— What is being asked —
Leaving out all pictures, please print only the lines from the one containing "Reproduce this chart" through the one containing "turns = np.arange(1600, 2030.01, 2.5)".

[Charts and diagrams as code]
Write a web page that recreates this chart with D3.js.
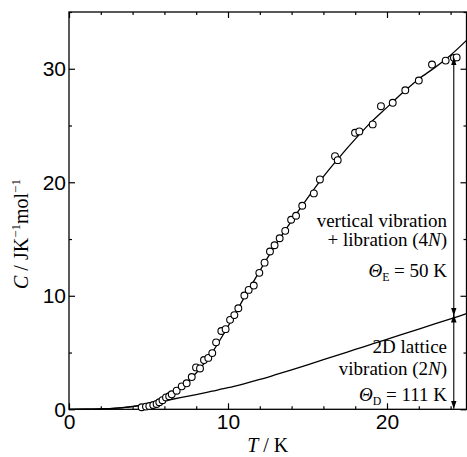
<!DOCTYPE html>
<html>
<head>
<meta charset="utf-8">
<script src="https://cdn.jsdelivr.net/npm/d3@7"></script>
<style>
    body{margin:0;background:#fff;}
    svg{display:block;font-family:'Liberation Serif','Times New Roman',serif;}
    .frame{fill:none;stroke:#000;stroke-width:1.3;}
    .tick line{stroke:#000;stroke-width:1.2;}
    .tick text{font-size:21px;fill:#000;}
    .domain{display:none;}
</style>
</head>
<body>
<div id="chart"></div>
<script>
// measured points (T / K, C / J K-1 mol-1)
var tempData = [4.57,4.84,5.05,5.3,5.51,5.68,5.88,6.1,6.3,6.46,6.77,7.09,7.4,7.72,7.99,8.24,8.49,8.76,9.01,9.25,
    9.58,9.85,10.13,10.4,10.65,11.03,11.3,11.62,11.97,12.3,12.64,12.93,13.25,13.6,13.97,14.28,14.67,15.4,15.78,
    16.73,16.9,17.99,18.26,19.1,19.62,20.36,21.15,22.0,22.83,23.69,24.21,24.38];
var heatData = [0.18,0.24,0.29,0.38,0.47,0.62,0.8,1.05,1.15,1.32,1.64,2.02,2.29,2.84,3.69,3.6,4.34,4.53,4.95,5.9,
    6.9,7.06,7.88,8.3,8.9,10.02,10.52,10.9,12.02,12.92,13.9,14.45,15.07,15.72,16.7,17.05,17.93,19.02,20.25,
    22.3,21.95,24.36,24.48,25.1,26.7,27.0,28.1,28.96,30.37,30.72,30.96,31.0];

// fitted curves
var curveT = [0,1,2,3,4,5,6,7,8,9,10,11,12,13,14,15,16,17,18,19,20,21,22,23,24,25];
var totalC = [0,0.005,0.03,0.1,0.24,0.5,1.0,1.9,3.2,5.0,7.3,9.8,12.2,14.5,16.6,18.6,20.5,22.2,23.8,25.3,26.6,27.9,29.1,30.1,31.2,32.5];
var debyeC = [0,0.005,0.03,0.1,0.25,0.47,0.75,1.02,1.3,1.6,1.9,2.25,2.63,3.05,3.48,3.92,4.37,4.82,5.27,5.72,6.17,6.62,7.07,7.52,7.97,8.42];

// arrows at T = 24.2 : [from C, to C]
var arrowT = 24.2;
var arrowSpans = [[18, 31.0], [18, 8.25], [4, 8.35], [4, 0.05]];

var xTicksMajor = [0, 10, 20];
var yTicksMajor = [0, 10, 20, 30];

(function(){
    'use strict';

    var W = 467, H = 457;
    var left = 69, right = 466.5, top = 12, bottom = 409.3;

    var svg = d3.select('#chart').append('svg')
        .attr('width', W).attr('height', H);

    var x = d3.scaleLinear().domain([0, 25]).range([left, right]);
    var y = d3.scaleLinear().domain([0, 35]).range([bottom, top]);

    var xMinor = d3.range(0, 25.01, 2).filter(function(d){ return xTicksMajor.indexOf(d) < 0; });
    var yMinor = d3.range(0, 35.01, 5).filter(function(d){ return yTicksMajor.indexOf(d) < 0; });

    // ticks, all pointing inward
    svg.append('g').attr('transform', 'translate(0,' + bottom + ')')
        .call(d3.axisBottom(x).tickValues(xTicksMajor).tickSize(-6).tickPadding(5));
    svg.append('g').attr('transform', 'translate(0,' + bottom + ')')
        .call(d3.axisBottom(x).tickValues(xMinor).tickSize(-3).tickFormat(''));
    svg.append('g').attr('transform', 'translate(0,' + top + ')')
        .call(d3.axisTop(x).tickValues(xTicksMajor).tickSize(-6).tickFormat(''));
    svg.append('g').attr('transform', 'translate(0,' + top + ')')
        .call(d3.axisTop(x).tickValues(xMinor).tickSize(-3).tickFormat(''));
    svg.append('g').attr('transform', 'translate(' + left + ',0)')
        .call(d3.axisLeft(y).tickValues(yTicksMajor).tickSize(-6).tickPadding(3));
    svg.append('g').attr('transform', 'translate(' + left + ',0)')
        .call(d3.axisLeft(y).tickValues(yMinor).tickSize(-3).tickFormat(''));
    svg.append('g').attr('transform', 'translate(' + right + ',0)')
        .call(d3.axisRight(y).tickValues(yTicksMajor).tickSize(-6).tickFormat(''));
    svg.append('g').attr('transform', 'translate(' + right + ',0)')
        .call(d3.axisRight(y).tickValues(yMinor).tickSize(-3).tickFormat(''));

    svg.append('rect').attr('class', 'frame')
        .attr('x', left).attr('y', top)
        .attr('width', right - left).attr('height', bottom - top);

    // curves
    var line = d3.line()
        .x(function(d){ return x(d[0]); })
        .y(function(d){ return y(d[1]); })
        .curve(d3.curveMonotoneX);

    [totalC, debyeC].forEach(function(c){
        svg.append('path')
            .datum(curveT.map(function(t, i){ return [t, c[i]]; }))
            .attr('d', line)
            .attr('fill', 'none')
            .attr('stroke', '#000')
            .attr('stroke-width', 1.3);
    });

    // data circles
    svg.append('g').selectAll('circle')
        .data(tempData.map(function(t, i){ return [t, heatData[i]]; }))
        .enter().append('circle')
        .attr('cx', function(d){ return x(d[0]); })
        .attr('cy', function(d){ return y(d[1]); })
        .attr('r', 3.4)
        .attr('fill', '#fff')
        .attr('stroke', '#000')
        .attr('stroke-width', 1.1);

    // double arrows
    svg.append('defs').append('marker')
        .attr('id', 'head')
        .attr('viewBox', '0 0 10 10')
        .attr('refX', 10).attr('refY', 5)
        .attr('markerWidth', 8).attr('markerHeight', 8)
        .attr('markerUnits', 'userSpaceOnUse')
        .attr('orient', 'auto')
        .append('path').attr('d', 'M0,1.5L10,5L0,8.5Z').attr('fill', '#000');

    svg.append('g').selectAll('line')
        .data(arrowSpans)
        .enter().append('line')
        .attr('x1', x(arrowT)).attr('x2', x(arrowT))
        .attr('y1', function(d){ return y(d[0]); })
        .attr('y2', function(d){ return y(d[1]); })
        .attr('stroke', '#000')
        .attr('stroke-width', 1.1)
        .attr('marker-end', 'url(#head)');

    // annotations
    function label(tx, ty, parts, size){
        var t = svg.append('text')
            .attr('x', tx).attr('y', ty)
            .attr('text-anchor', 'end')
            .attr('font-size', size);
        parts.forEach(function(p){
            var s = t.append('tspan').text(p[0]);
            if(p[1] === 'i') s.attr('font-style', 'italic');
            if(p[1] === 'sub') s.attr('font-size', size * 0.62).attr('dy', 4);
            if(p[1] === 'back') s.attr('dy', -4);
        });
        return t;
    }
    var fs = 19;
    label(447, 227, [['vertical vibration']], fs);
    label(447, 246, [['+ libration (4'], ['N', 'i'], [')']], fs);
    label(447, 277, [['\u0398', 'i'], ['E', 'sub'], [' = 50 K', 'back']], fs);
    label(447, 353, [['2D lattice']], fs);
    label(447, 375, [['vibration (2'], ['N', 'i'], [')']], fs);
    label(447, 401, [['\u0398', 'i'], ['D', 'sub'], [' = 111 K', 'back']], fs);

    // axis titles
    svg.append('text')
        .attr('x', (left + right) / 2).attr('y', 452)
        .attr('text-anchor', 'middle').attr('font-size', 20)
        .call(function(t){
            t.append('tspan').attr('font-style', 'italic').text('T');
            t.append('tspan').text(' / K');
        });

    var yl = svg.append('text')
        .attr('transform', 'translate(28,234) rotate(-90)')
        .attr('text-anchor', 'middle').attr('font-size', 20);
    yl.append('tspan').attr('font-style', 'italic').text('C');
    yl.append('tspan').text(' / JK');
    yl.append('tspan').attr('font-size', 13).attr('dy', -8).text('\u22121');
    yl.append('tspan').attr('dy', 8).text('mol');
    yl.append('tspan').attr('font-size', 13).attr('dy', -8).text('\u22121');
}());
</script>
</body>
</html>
---
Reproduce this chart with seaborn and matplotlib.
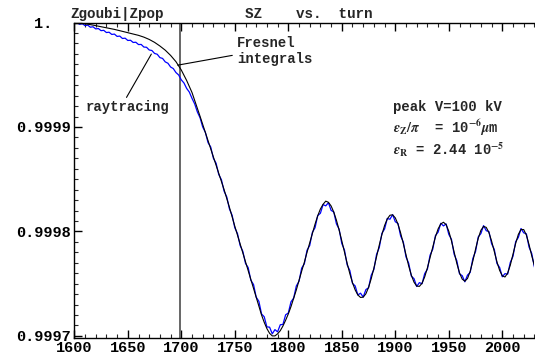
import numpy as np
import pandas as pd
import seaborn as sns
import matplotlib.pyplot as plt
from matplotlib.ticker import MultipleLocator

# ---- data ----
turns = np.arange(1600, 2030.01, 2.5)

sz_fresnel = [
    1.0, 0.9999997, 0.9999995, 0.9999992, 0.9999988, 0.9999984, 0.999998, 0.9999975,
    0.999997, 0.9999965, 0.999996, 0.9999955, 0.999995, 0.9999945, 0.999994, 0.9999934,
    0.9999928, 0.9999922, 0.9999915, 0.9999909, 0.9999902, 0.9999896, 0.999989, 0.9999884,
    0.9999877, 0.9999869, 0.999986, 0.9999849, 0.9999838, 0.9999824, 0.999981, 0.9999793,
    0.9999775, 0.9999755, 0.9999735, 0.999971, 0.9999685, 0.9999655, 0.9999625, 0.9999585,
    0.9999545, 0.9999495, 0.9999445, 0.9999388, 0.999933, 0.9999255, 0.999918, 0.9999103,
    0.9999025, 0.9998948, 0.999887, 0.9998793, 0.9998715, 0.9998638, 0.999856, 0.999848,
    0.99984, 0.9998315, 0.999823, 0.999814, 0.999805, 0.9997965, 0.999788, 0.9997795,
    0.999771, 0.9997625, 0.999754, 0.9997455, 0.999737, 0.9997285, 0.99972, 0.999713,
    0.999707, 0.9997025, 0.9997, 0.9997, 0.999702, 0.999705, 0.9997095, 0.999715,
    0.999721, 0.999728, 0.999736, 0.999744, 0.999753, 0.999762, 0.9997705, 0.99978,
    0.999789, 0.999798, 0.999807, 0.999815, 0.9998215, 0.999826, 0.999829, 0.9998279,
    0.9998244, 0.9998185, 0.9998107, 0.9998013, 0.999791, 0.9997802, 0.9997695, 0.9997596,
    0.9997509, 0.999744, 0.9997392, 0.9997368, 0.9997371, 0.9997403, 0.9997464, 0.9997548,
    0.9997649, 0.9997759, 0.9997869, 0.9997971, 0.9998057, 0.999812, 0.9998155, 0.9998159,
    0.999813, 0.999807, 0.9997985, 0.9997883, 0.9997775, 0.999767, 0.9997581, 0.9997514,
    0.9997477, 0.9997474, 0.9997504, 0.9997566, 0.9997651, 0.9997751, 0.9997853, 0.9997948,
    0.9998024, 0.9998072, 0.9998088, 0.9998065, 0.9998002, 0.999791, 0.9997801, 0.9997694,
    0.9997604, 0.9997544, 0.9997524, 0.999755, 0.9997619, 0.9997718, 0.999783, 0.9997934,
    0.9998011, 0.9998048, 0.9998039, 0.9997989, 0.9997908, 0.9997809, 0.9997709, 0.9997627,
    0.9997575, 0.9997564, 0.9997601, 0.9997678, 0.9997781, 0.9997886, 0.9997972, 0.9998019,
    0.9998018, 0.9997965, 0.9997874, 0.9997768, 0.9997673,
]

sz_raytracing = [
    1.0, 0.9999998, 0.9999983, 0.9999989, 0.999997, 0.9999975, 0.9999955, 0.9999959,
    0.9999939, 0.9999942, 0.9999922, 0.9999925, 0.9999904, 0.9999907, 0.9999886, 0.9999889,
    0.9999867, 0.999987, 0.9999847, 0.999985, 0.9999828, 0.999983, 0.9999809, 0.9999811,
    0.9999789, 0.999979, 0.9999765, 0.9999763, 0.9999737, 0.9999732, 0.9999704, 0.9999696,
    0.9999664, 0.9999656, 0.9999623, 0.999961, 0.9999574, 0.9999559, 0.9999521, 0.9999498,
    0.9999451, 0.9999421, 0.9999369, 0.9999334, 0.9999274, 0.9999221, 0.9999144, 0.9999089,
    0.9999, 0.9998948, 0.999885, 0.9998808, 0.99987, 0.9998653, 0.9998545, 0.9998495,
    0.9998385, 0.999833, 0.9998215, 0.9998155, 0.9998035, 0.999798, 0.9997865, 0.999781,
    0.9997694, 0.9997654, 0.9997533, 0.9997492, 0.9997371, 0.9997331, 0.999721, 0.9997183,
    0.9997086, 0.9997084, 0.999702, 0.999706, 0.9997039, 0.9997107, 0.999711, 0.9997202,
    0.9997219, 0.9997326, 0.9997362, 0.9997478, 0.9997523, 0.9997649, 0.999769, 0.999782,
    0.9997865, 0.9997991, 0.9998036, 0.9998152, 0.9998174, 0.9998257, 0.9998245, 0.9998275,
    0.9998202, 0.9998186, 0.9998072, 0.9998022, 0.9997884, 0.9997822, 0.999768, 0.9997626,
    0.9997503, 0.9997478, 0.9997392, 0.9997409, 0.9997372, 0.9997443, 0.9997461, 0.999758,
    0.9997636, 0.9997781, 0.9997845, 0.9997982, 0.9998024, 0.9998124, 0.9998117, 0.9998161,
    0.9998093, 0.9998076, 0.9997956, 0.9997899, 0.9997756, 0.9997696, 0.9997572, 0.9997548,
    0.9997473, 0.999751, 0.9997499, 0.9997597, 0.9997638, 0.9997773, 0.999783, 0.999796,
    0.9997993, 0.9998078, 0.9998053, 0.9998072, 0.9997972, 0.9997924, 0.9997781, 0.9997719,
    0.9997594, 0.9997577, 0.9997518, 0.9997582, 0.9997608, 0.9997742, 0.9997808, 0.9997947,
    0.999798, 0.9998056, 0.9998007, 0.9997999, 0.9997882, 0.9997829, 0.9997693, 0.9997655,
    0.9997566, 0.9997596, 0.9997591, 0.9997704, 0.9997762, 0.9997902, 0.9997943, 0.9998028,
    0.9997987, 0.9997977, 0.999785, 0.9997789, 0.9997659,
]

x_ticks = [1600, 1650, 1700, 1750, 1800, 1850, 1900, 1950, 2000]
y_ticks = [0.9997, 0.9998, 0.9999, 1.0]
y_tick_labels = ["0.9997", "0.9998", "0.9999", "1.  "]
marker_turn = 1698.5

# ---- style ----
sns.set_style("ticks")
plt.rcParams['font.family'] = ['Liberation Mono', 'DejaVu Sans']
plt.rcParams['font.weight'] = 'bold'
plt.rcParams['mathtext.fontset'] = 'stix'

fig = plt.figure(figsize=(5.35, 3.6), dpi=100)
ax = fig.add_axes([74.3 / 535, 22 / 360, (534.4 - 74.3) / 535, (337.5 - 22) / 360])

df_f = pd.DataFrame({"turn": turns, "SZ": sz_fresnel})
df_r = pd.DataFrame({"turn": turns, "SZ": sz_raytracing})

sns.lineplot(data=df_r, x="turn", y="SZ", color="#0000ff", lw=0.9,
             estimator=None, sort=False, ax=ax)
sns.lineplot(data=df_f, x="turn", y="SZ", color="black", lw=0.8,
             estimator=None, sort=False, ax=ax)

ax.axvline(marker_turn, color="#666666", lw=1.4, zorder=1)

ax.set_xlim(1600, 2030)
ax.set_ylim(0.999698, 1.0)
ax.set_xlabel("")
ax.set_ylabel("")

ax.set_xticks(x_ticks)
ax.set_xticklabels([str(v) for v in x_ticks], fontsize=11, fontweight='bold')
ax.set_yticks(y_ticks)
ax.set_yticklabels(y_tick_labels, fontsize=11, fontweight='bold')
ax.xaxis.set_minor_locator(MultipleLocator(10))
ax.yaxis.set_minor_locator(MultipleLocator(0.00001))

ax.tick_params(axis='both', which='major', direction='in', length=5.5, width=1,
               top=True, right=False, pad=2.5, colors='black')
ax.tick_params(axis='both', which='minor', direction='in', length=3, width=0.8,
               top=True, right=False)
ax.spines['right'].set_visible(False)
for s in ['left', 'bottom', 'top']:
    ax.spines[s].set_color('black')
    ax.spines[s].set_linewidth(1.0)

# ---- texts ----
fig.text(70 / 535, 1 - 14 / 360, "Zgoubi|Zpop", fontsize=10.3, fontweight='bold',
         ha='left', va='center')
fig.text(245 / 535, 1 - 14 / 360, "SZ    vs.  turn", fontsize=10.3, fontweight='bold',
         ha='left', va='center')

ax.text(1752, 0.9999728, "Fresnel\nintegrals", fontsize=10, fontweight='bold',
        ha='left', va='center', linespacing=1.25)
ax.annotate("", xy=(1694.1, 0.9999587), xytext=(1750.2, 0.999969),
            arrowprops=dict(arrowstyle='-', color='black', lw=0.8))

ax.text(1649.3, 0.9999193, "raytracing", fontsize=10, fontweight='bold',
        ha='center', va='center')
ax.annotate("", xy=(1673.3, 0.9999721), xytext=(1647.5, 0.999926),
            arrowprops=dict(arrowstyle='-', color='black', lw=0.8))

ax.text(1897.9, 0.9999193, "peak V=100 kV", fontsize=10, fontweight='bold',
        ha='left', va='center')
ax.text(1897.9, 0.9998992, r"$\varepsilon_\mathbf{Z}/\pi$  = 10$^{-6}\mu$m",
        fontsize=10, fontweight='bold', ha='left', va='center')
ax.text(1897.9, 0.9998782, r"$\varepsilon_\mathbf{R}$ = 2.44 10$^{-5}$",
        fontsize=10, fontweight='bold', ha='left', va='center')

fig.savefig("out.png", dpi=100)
...
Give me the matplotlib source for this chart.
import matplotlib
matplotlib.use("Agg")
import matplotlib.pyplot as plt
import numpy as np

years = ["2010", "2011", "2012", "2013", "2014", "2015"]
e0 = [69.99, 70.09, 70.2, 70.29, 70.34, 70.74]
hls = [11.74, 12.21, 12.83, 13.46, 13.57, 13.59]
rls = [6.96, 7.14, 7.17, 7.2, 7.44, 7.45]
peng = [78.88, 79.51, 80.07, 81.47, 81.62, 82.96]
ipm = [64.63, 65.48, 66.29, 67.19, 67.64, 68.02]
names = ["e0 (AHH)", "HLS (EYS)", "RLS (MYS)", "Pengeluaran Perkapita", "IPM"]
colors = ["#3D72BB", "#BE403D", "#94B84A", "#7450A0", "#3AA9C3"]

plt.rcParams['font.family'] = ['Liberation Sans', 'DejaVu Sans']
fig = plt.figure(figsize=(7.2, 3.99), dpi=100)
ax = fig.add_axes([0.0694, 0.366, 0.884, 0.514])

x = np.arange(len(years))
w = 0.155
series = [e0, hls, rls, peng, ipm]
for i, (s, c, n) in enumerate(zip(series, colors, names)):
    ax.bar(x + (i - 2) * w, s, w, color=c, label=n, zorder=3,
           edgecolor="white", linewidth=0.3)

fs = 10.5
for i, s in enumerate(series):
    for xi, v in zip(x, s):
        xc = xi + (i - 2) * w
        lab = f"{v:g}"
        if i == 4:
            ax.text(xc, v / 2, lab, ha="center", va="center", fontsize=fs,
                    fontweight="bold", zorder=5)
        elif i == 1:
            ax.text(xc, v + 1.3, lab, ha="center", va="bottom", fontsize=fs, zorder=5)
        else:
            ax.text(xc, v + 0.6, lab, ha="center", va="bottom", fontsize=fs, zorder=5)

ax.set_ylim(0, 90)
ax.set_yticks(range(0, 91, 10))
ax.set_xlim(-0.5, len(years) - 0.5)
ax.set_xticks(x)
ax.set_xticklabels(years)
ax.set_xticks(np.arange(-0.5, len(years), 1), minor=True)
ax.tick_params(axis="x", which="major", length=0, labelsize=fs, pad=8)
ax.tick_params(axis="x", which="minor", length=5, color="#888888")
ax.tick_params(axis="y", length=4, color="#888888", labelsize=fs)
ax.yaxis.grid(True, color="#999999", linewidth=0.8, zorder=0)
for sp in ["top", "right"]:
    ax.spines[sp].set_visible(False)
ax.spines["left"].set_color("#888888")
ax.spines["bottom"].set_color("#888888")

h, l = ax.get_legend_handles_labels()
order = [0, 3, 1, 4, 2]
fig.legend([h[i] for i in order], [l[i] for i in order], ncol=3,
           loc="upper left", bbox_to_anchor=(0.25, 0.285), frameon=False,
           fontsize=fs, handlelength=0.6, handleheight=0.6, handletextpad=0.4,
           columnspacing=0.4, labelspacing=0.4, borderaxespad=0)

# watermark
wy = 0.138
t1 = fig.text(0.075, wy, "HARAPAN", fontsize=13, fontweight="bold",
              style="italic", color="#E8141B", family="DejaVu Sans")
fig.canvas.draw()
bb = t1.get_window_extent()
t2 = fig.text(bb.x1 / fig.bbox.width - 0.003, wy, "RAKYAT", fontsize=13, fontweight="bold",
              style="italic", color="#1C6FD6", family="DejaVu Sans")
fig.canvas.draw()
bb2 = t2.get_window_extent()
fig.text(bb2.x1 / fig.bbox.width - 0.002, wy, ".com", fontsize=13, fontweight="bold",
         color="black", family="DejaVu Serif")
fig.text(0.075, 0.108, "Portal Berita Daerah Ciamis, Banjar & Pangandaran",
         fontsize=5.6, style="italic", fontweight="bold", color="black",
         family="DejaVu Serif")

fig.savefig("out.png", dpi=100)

— Answer for the task —
Reproduce this chart with seaborn and matplotlib.
import numpy as np
import pandas as pd
import seaborn as sns
import matplotlib.pyplot as plt
from matplotlib.ticker import MultipleLocator

# ---- data ----
turns = np.arange(1600, 2030.01, 2.5)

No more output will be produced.